Separation and recovery of waste heat from millimeter-sized blast furnace slag in cyclone separators

Abstract

Achieving green and energy-efficient heat separation and mitigating thermal pollution from slag with the temperature exceeding 1500 °C and the global annual production of 857 million tons, remains a formidable challenge for the iron and steel industry. To address this issue, this work introduces an innovative approach by leveraging the distinct characteristics of high-speed particle self-rotation and revolution driven by the cyclone separator for slag heat separation.

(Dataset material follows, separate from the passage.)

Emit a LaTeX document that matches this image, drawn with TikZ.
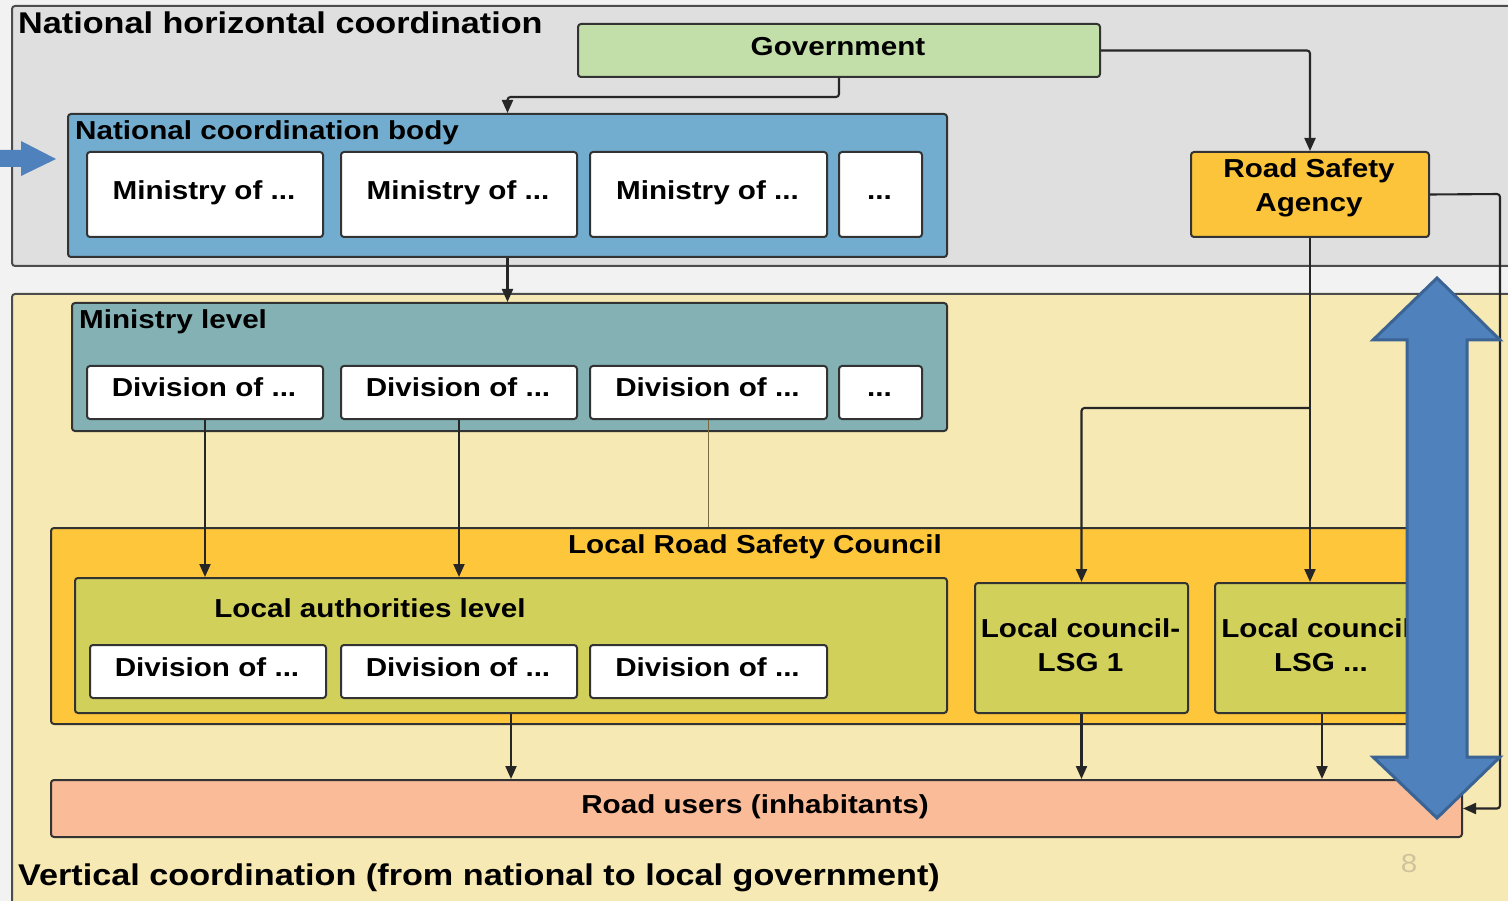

In contrast to the traditional air blast method, the average heat separation coefficient is increased by up to 25.1 %, along with a 30.0 % reduction in energy consumption. This enhancement can be attributed to the cyclone-induced high-speed particle self-rotation behavior, reaching up to 14,459 rpm. The heat separation efficiency of the cyclone separator for blast furnace slag reaches 94.6 %. Moreover, this approach has been applied in a 60 t/h commercial slag disposal project, achieving high-value slag with 100 % glassy content and generating 25,952 kg/h superheated steam. As a result, 706.3 kg CO₂ emissions are reduced, surpassing the state-of-the-art centrifugal granulation technology (31.2 kg CO₂ emissions) per ten tonnes slag processed. Benefiting from the utilization of cyclone separator, an annual reduction of 420,712 GJ in waste thermal emissions has been achieved. This work paves a novel pathway for the green and energy-efficient separation and recovery of heat from the high-temperature slag for the iron and steel industry.